FRIEDRICH, Caspar David
(b. 1774, Greifswald, d. 1840, Dresden)

Cross in the Mountains (Tetschen Altar)

1808
Oil on canvas, 115 x 110 cm
Gemäldegalerie, Dresden

If nothing more were known of the painter, this painting, the so-called 'Tetschen Altar' would command attention for its boldness in creating a devotional image from the materials of landscape. It is both the first masterpiece of one of the greatest Romantic landscape painters and a manifesto for the art of landscape itself. It exemplifies two important achievements of early Romanticism: the elevation of nature to a kind of religion, and of landscape to equal or surpass history painting.

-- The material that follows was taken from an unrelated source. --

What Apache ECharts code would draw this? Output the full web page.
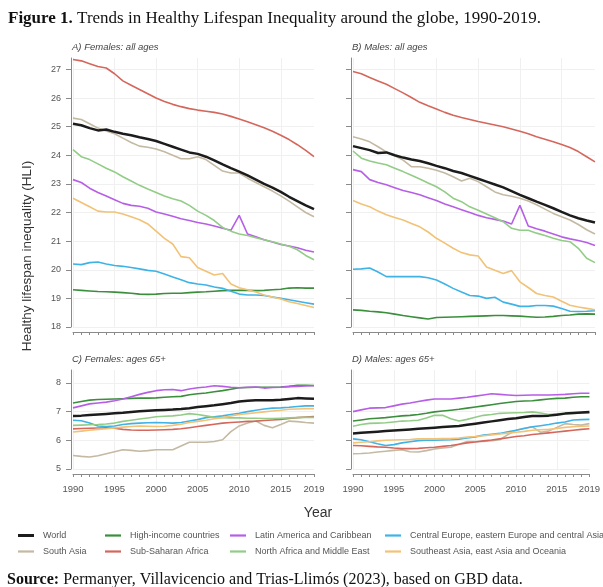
<!DOCTYPE html>
<html><head><meta charset="utf-8">
<script src="https://cdn.jsdelivr.net/npm/echarts@6/dist/echarts.min.js"></script>
<style>html,body{margin:0;padding:0;background:#fff}#c{width:603px;height:587px}</style>
</head><body><div id="c"></div>
<script>
const years = [];
for (let y = 1990; y <= 2019; y++) years.push(String(y));
const xLabels = ['1990','1995','2000','2005','2010','2015','2019'];
const topTicks = [18,19,20,21,22,23,24,25,26,27];
const botTicks = [5,6,7,8];

const regions = ['World','High-income countries','Latin America and Caribbean','Central Europe, eastern Europe and central Asia',
  'South Asia','Sub-Saharan Africa','North Africa and Middle East','Southeast Asia, east Asia and Oceania'];
const colors = ['#1c1c1c','#3b8e3b','#b65fe6','#3fb3e6','#c4b9a2','#d4675c','#92cc86','#f2c276'];

// A) Females: all ages
const A_world = [25.1,25.05,24.95,24.87,24.9,24.82,24.75,24.7,24.63,24.57,24.5,24.4,24.3,24.2,24.1,24.05,23.95,23.82,23.68,23.55,23.43,23.3,23.15,23.0,22.87,22.72,22.55,22.4,22.25,22.12];
const A_high = [19.3,19.28,19.26,19.24,19.23,19.22,19.2,19.18,19.15,19.14,19.15,19.17,19.18,19.18,19.2,19.22,19.23,19.25,19.27,19.28,19.28,19.28,19.27,19.28,19.3,19.32,19.36,19.37,19.36,19.36];
const A_latam = [23.15,23.05,22.85,22.7,22.58,22.45,22.32,22.25,22.22,22.15,22.02,21.95,21.87,21.78,21.72,21.65,21.6,21.53,21.45,21.38,21.9,21.25,21.15,21.05,20.97,20.88,20.83,20.77,20.68,20.62];
const A_ceeca = [20.2,20.18,20.25,20.27,20.2,20.15,20.12,20.08,20.03,19.98,19.95,19.85,19.75,19.65,19.55,19.5,19.47,19.4,19.35,19.25,19.15,19.12,19.12,19.1,19.05,19.0,18.95,18.9,18.85,18.8];
const A_sasia = [25.3,25.25,25.1,24.95,24.85,24.75,24.6,24.45,24.32,24.28,24.22,24.12,24.0,23.88,23.88,23.95,23.85,23.65,23.45,23.38,23.38,23.2,23.05,22.9,22.75,22.58,22.4,22.2,22.0,21.85];
const A_ssa = [27.35,27.3,27.2,27.1,27.05,26.85,26.6,26.45,26.3,26.15,26.0,25.88,25.78,25.7,25.63,25.58,25.54,25.5,25.44,25.36,25.27,25.17,25.07,24.96,24.84,24.7,24.55,24.37,24.17,23.95];
const A_mena = [24.2,23.95,23.85,23.7,23.55,23.42,23.25,23.1,22.95,22.82,22.7,22.58,22.48,22.4,22.25,22.05,21.9,21.72,21.48,21.35,21.25,21.2,21.12,21.05,20.98,20.9,20.82,20.7,20.5,20.35];
const A_seasia = [22.5,22.35,22.2,22.05,22.02,22.02,21.95,21.85,21.75,21.6,21.35,21.1,20.9,20.46,20.42,20.08,19.95,19.82,19.87,19.5,19.37,19.3,19.22,19.12,19.05,18.98,18.88,18.82,18.75,18.68];

// B) Males: all ages
const B_world = [24.32,24.25,24.18,24.08,24.1,24.0,23.92,23.85,23.8,23.72,23.63,23.55,23.45,23.38,23.28,23.18,23.08,22.98,22.88,22.75,22.62,22.5,22.38,22.27,22.15,22.02,21.9,21.8,21.72,21.65];
const B_high = [18.6,18.58,18.55,18.53,18.5,18.45,18.4,18.36,18.32,18.28,18.33,18.34,18.35,18.36,18.37,18.38,18.39,18.4,18.4,18.39,18.38,18.36,18.34,18.35,18.37,18.4,18.42,18.45,18.46,18.45];
const B_latam = [23.5,23.43,23.15,23.05,22.97,22.87,22.77,22.7,22.62,22.52,22.42,22.3,22.2,22.1,22.0,21.9,21.82,21.76,21.7,21.6,22.25,21.53,21.43,21.35,21.25,21.15,21.08,21.02,20.95,20.85];
const B_ceeca = [20.02,20.03,20.06,19.92,19.76,19.76,19.76,19.76,19.76,19.72,19.64,19.5,19.35,19.22,19.1,19.08,19.0,19.04,18.87,18.8,18.72,18.72,18.75,18.75,18.73,18.65,18.55,18.54,18.55,18.57];
const B_sasia = [24.65,24.57,24.47,24.3,24.12,23.98,23.83,23.6,23.6,23.55,23.48,23.38,23.25,23.1,23.2,23.08,22.9,22.72,22.62,22.57,22.5,22.4,22.27,22.12,21.97,21.85,21.74,21.58,21.4,21.25];
const B_ssa = [26.93,26.85,26.72,26.6,26.48,26.33,26.18,26.02,25.85,25.73,25.62,25.5,25.4,25.32,25.25,25.18,25.12,25.06,25.0,24.92,24.84,24.75,24.65,24.56,24.47,24.38,24.27,24.13,23.95,23.77];
const B_mena = [24.15,23.9,23.8,23.73,23.67,23.55,23.43,23.3,23.17,23.03,22.9,22.72,22.5,22.38,22.2,22.08,21.95,21.82,21.68,21.45,21.38,21.38,21.28,21.2,21.1,21.02,20.98,20.75,20.4,20.25];
const B_seasia = [22.42,22.3,22.2,22.05,21.92,21.83,21.74,21.62,21.5,21.32,21.1,20.93,20.75,20.6,20.52,20.48,20.1,19.98,19.87,19.97,19.58,19.38,19.17,19.1,19.05,18.9,18.76,18.7,18.65,18.6];

// C) Females: ages 65+
const C_world = [6.85,6.86,6.88,6.9,6.92,6.94,6.96,6.99,7.01,7.03,7.05,7.06,7.07,7.09,7.12,7.16,7.19,7.22,7.26,7.3,7.35,7.38,7.4,7.4,7.4,7.41,7.44,7.47,7.46,7.45];
const C_high = [7.3,7.35,7.4,7.42,7.43,7.44,7.45,7.46,7.47,7.47,7.48,7.5,7.52,7.53,7.59,7.62,7.65,7.69,7.73,7.78,7.83,7.84,7.85,7.85,7.85,7.86,7.88,7.92,7.92,7.91];
const C_latam = [7.13,7.2,7.27,7.3,7.33,7.38,7.44,7.52,7.6,7.67,7.73,7.76,7.77,7.73,7.79,7.83,7.86,7.9,7.88,7.85,7.83,7.85,7.86,7.82,7.84,7.85,7.87,7.88,7.89,7.9];
const C_ceeca = [6.7,6.68,6.6,6.5,6.48,6.5,6.55,6.58,6.6,6.61,6.62,6.61,6.6,6.62,6.67,6.72,6.79,6.82,6.85,6.9,6.94,7.0,7.05,7.09,7.12,7.13,7.15,7.18,7.2,7.2];
const C_sasia = [5.47,5.44,5.42,5.46,5.53,5.6,5.67,5.65,5.62,5.64,5.67,5.67,5.67,5.8,5.93,5.93,5.93,5.96,6.02,6.3,6.5,6.6,6.67,6.52,6.44,6.55,6.67,6.65,6.62,6.6];
const C_ssa = [6.4,6.41,6.42,6.43,6.44,6.42,6.38,6.36,6.35,6.35,6.36,6.37,6.38,6.4,6.44,6.48,6.52,6.56,6.6,6.62,6.64,6.66,6.67,6.69,6.71,6.73,6.76,6.79,6.81,6.83];
const C_mena = [6.52,6.53,6.54,6.55,6.57,6.6,6.66,6.7,6.74,6.78,6.82,6.84,6.85,6.88,6.93,6.9,6.85,6.8,6.79,6.78,6.78,6.77,6.77,6.76,6.76,6.77,6.78,6.79,6.8,6.8];
const C_seasia = [6.29,6.32,6.35,6.38,6.4,6.43,6.46,6.48,6.5,6.49,6.48,6.49,6.52,6.56,6.62,6.66,6.7,6.75,6.79,6.85,6.9,6.93,6.96,6.99,7.02,7.05,7.08,7.09,7.1,7.1];

// D) Males: ages 65+
const D_world = [6.24,6.26,6.28,6.3,6.32,6.34,6.36,6.38,6.4,6.42,6.44,6.46,6.48,6.5,6.54,6.58,6.62,6.66,6.7,6.74,6.77,6.81,6.85,6.85,6.86,6.89,6.93,6.95,6.97,6.99];
const D_high = [6.67,6.71,6.75,6.77,6.79,6.82,6.85,6.87,6.9,6.94,6.99,7.02,7.05,7.08,7.12,7.16,7.2,7.24,7.28,7.32,7.35,7.37,7.38,7.41,7.44,7.46,7.47,7.5,7.52,7.52];
const D_latam = [7.0,7.06,7.12,7.13,7.14,7.2,7.26,7.3,7.35,7.4,7.44,7.44,7.44,7.47,7.5,7.54,7.58,7.62,7.6,7.58,7.56,7.57,7.58,7.58,7.58,7.59,7.6,7.62,7.64,7.64];
const D_ceeca = [6.05,6.02,5.95,5.88,5.82,5.85,5.91,5.95,5.99,6.0,6.0,6.01,6.02,6.04,6.08,6.12,6.18,6.21,6.24,6.3,6.35,6.41,6.47,6.51,6.55,6.6,6.64,6.71,6.72,6.73];
const D_sasia = [5.53,5.54,5.56,5.59,5.62,5.65,5.67,5.6,5.59,5.64,5.7,5.73,5.76,5.86,5.96,5.96,5.96,5.99,6.02,6.2,6.35,6.42,6.47,6.28,6.32,6.45,6.58,6.55,6.53,6.58];
const D_ssa = [5.82,5.81,5.79,5.77,5.76,5.73,5.71,5.71,5.72,5.74,5.76,5.79,5.82,5.86,5.91,5.94,5.98,6.01,6.05,6.09,6.13,6.16,6.2,6.23,6.26,6.29,6.32,6.35,6.38,6.4];
const D_mena = [6.49,6.55,6.59,6.6,6.61,6.64,6.67,6.68,6.7,6.78,6.87,6.87,6.75,6.67,6.73,6.8,6.87,6.9,6.94,6.95,6.96,6.97,6.99,6.95,6.9,6.92,6.94,6.94,6.95,6.95];
const D_seasia = [5.91,5.93,5.95,5.98,6.0,6.01,6.02,6.03,6.05,6.05,6.05,6.06,6.06,6.08,6.11,6.13,6.16,6.19,6.22,6.25,6.28,6.31,6.35,6.37,6.38,6.41,6.45,6.47,6.49,6.5];

const panels = [
  {title:'A) Females: all ages', data:[A_world,A_high,A_latam,A_ceeca,A_sasia,A_ssa,A_mena,A_seasia]},
  {title:'B) Males: all ages', data:[B_world,B_high,B_latam,B_ceeca,B_sasia,B_ssa,B_mena,B_seasia]},
  {title:'C) Females: ages 65+', data:[C_world,C_high,C_latam,C_ceeca,C_sasia,C_ssa,C_mena,C_seasia]},
  {title:'D) Males: ages 65+', data:[D_world,D_high,D_latam,D_ceeca,D_sasia,D_ssa,D_mena,D_seasia]}
];

const SANS = 'Liberation Sans, Arial, sans-serif';
const SERIF = 'Liberation Serif, Times New Roman, serif';
const gridPos = [
  {left:73, top:58, width:241, height:269},
  {left:353, top:58, width:242, height:269},
  {left:73, top:370, width:241, height:99},
  {left:353, top:370, width:242, height:99}
];
const yRange = [[18,27.4],[18,27.4],[5,8.45],[5,8.45]];
const axisCol = '#8a8a8a';

const grids = [], xAxes = [], yAxes = [], series = [], titles = [];
panels.forEach((p, i) => {
  const g = gridPos[i];
  grids.push(Object.assign({containLabel:false}, g));
  const isBottom = i >= 2, isLeft = i % 2 === 0;
  xAxes.push({
    type:'category', gridIndex:i, data:years, boundaryGap:false, offset:5,
    axisLine:{lineStyle:{color:axisCol, width:1}},
    axisTick:{show:true, interval:0, length:3, lineStyle:{color:axisCol}},
    axisLabel:{show:isBottom, interval:(idx, v) => xLabels.includes(v), color:'#555', fontSize:9.5, fontFamily:SANS, margin:10},
    splitLine:{show:true, interval:(idx, v) => (idx % 5 === 0), lineStyle:{color:'#f0f0f0', width:1}}
  });
  const ticks = isBottom ? botTicks : topTicks;
  yAxes.push({
    type:'value', gridIndex:i, min:yRange[i][0], max:yRange[i][1], offset:2,
    axisLine:{show:true, lineStyle:{color:axisCol, width:1}},
    axisTick:{show:true, length:5, customValues:ticks, lineStyle:{color:axisCol}},
    axisLabel:{show:isLeft, customValues:ticks, color:'#555', fontSize:9, fontFamily:SANS, margin:10},
    splitLine:{show:true, lineStyle:{color:'#f0f0f0', width:1}}
  });
  titles.push({text:p.title, left:g.left - 1, top:g.top - 16, padding:0,
    textStyle:{fontSize:9.5, fontStyle:'italic', fontWeight:'normal', color:'#444', fontFamily:SANS}});
  const order = [4,1,2,3,5,6,7,0];
  order.forEach(k => {
    series.push({
      name:regions[k], type:'line', xAxisIndex:i, yAxisIndex:i, data:p.data[k],
      symbol:'none', smooth:false, silent:true, z: k === 0 ? 5 : 3,
      lineStyle:{color:colors[k], width:k === 0 ? 2.5 : 1.6},
      itemStyle:{color:colors[k]}
    });
  });
});

titles.push({
  text:'{b|Figure 1.} Trends in Healthy Lifespan Inequality around the globe, 1990-2019.',
  left:8, top:10, padding:0,
  textStyle:{fontSize:17, fontWeight:'normal', color:'#111', fontFamily:SERIF,
    rich:{b:{fontSize:17, fontWeight:'bold', color:'#111', fontFamily:SERIF}}}
});
titles.push({
  text:'{b|Source:} Permanyer, Villavicencio and Trias-Llimós (2023), based on GBD data.',
  left:7, top:572, padding:0,
  textStyle:{fontSize:16, fontWeight:'normal', color:'#111', fontFamily:SERIF,
    rich:{b:{fontSize:16, fontWeight:'bold', color:'#111', fontFamily:SERIF}}}
});

const legendPos = [[18,531],[105,531],[230,531],[385,531],[18,547],[105,547],[230,547],[385,547]];
const legends = regions.map((r, k) => ({
  data:[r], left:legendPos[k][0], top:legendPos[k][1], padding:0,
  icon:'rect', itemWidth:16, itemHeight:k === 0 ? 3 : 2.2, itemGap:0,
  textStyle:{fontSize:9, color:'#555', fontFamily:SANS, padding:[0,0,0,4]},
  selectedMode:false
}));

const chart = echarts.init(document.getElementById('c'), null, {renderer:'canvas'});
chart.setOption({
  backgroundColor:'#fff',
  animation:false,
  title:titles,
  legend:legends,
  grid:grids,
  xAxis:xAxes,
  yAxis:yAxes,
  series:series,
  graphic:[
    {type:'text', x:27, y:256, rotation:Math.PI/2,
      style:{text:'Healthy lifespan inequality (HLI)', font:'13.5px ' + SANS, fill:'#333', align:'center', verticalAlign:'middle'}},
    {type:'text', x:318, y:513, style:{text:'Year', font:'14px ' + SANS, fill:'#333', align:'center', verticalAlign:'middle'}}
  ]
});
</script></body></html>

The 34-year-old painter was inordinately proud of the work. It was the largest he had painted so far, in a medium in which he was still far from proficient, and he had designed the frame himself - a Gothic arch with the eye of God and the wheat and vine of the Eucharist. He had intended the picture as a gift to the Swedish king Adolphus IV, in recognition of his resistance to Napoleon, but was persuaded instead to sell it to Count von Thun-Hohenstein for his castle in Tetschen, Bohemia. With its splendid frame it was transformed from political gesture to religious image, but still it remained a landscape. Nature itself was imbued with religious feeling.

The painting's carved frame is based on a concept by Friedrich, but was executed by one of his friends, the sculptor Gottlieb Christian Kühn.